-------- Given data --------

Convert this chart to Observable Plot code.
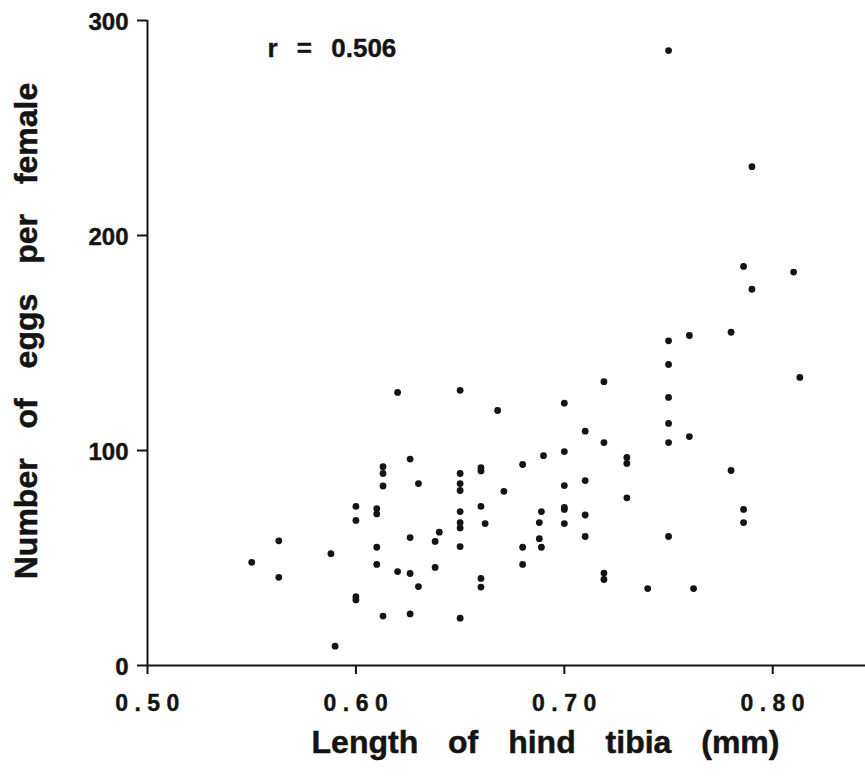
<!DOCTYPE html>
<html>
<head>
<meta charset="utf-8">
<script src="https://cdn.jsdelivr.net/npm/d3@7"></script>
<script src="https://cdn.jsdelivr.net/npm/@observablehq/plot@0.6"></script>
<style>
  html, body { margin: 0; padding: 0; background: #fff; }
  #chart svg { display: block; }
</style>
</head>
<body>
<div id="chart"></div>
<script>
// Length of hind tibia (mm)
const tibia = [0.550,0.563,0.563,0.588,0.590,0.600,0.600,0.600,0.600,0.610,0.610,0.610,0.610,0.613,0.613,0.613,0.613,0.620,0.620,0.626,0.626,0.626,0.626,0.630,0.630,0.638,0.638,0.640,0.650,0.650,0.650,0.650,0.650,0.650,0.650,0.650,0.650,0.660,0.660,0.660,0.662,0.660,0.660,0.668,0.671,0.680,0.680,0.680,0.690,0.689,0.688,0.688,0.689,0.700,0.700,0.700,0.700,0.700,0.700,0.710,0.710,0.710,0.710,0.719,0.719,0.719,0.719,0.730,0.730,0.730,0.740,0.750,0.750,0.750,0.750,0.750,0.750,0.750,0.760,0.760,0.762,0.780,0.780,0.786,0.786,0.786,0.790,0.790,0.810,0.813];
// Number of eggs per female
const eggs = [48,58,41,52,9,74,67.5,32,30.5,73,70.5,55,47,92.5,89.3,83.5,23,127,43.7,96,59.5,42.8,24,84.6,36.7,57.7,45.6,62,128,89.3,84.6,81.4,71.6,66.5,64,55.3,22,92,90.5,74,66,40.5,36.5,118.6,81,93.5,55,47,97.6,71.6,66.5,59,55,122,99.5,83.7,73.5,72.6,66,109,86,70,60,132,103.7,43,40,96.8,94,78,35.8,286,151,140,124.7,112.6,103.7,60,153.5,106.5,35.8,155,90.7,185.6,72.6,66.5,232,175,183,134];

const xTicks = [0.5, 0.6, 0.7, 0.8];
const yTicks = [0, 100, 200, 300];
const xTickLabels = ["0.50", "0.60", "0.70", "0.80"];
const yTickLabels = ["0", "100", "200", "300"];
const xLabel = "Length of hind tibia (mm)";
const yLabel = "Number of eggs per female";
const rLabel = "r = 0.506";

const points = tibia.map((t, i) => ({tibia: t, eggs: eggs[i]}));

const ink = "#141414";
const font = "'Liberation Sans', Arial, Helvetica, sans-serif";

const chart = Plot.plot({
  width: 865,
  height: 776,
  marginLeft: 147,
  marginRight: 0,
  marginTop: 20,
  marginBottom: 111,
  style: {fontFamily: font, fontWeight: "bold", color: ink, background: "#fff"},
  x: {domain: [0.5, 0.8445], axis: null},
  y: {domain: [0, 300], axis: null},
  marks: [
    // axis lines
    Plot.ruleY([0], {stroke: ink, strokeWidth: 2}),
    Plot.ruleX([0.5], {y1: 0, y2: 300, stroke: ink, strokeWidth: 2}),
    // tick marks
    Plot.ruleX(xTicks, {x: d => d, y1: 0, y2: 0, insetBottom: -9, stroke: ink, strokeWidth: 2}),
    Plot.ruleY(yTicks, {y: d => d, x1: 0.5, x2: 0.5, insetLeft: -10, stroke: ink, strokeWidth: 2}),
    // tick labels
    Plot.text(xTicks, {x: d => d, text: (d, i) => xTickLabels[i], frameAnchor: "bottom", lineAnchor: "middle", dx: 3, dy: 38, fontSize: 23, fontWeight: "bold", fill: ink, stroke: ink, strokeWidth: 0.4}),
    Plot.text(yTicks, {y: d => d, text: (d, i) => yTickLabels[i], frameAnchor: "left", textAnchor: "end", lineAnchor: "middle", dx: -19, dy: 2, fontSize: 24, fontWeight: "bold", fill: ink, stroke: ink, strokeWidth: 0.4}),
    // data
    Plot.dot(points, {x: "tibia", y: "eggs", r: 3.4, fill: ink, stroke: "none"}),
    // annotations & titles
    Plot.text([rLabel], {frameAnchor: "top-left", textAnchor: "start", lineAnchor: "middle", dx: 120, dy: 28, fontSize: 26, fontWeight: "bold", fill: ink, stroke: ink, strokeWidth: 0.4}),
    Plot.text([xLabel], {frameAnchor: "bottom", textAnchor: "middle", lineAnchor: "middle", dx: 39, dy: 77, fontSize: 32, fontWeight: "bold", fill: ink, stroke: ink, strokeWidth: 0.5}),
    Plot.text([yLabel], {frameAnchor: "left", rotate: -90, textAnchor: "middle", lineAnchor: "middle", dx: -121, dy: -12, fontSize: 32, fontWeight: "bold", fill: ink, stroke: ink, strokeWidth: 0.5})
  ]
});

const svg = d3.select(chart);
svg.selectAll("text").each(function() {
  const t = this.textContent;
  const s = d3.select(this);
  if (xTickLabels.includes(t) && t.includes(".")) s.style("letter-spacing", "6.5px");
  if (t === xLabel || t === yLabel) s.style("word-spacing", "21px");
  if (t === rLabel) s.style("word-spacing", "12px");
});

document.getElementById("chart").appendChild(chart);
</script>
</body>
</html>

--------

__Aim of the task__: From the listing, extract all text exactly as given and drop any picture.

__Result of this exercise__:
Convert this chart to Observable Plot code.
<!DOCTYPE html>
<html>
<head>
<meta charset="utf-8">
<script src="https://cdn.jsdelivr.net/npm/d3@7"></script>
<script src="https://cdn.jsdelivr.net/npm/@observablehq/plot@0.6"></script>
<style>
  html, body { margin: 0; padding: 0; background: #fff; }
  #chart svg { display: block; }
</style>
</head>
<body>
<div id="chart"></div>
<script>
// Length of hind tibia (mm)
const tibia = [0.550,0.563,0.563,0.588,0.590,0.600,0.600,0.600,0.600,0.610,0.610,0.610,0.610,0.613,0.613,0.613,0.613,0.620,0.620,0.626,0.626,0.626,0.626,0.630,0.630,0.638,0.638,0.640,0.650,0.650,0.650,0.650,0.650,0.650,0.650,0.650,0.650,0.660,0.660,0.660,0.662,0.660,0.660,0.668,0.671,0.680,0.680,0.680,0.690,0.689,0.688,0.688,0.689,0.700,0.700,0.700,0.700,0.700,0.700,0.710,0.710,0.710,0.710,0.719,0.719,0.719,0.719,0.730,0.730,0.730,0.740,0.750,0.750,0.750,0.750,0.750,0.750,0.750,0.760,0.760,0.762,0.780,0.780,0.786,0.786,0.786,0.790,0.790,0.810,0.813];
// Number of eggs per female
const eggs = [48,58,41,52,9,74,67.5,32,30.5,73,70.5,55,47,92.5,89.3,83.5,23,127,43.7,96,59.5,42.8,24,84.6,36.7,57.7,45.6,62,128,89.3,84.6,81.4,71.6,66.5,64,55.3,22,92,90.5,74,66,40.5,36.5,118.6,81,93.5,55,47,97.6,71.6,66.5,59,55,122,99.5,83.7,73.5,72.6,66,109,86,70,60,132,103.7,43,40,96.8,94,78,35.8,286,151,140,124.7,112.6,103.7,60,153.5,106.5,35.8,155,90.7,185.6,72.6,66.5,232,175,183,134];

const xTicks = [0.5, 0.6, 0.7, 0.8];
const yTicks = [0, 100, 200, 300];
const xTickLabels = ["0.50", "0.60", "0.70", "0.80"];
const yTickLabels = ["0", "100", "200", "300"];
const xLabel = "Length of hind tibia (mm)";
const yLabel = "Number of eggs per female";
const rLabel = "r = 0.506";

const points = tibia.map((t, i) => ({tibia: t, eggs: eggs[i]}));

const ink = "#141414";
const font = "'Liberation Sans', Arial, Helvetica, sans-serif";

const chart = Plot.plot({
  width: 865,
  height: 776,
  marginLeft: 147,
  marginRight: 0,
  marginTop: 20,
  marginBottom: 111,
  style: {fontFamily: font, fontWeight: "bold", color: ink, background: "#fff"},
  x: {domain: [0.5, 0.8445], axis: null},
  y: {domain: [0, 300], axis: null},
  marks: [
    // axis lines
    Plot.ruleY([0], {stroke: ink, strokeWidth: 2}),
    Plot.ruleX([0.5], {y1: 0, y2: 300, stroke: ink, strokeWidth: 2}),
    // tick marks
    Plot.ruleX(xTicks, {x: d => d, y1: 0, y2: 0, insetBottom: -9, stroke: ink, strokeWidth: 2}),
    Plot.ruleY(yTicks, {y: d => d, x1: 0.5, x2: 0.5, insetLeft: -10, stroke: ink, strokeWidth: 2}),
    // tick labels
    Plot.text(xTicks, {x: d => d, text: (d, i) => xTickLabels[i], frameAnchor: "bottom", lineAnchor: "middle", dx: 3, dy: 38, fontSize: 23, fontWeight: "bold", fill: ink, stroke: ink, strokeWidth: 0.4}),
    Plot.text(yTicks, {y: d => d, text: (d, i) => yTickLabels[i], frameAnchor: "left", textAnchor: "end", lineAnchor: "middle", dx: -19, dy: 2, fontSize: 24, fontWeight: "bold", fill: ink, stroke: ink, strokeWidth: 0.4}),
    // data
    Plot.dot(points, {x: "tibia", y: "eggs", r: 3.4, fill: ink, stroke: "none"}),
    // annotations & titles
    Plot.text([rLabel], {frameAnchor: "top-left", textAnchor: "start", lineAnchor: "middle", dx: 120, dy: 28, fontSize: 26, fontWeight: "bold", fill: ink, stroke: ink, strokeWidth: 0.4}),
    Plot.text([xLabel], {frameAnchor: "bottom", textAnchor: "middle", lineAnchor: "middle", dx: 39, dy: 77, fontSize: 32, fontWeight: "bold", fill: ink, stroke: ink, strokeWidth: 0.5}),
    Plot.text([yLabel], {frameAnchor: "left", rotate: -90, textAnchor: "middle", lineAnchor: "middle", dx: -121, dy: -12, fontSize: 32, fontWeight: "bold", fill: ink, stroke: ink, strokeWidth: 0.5})
  ]
});

const svg = d3.select(chart);
svg.selectAll("text").each(function() {
  const t = this.textContent;
  const s = d3.select(this);
  if (xTickLabels.includes(t) && t.includes(".")) s.style("letter-spacing", "6.5px");
  if (t === xLabel || t === yLabel) s.style("word-spacing", "21px");
  if (t === rLabel) s.style("word-spacing", "12px");
});

document.getElementById("chart").appendChild(chart);
</script>
</body>
</html>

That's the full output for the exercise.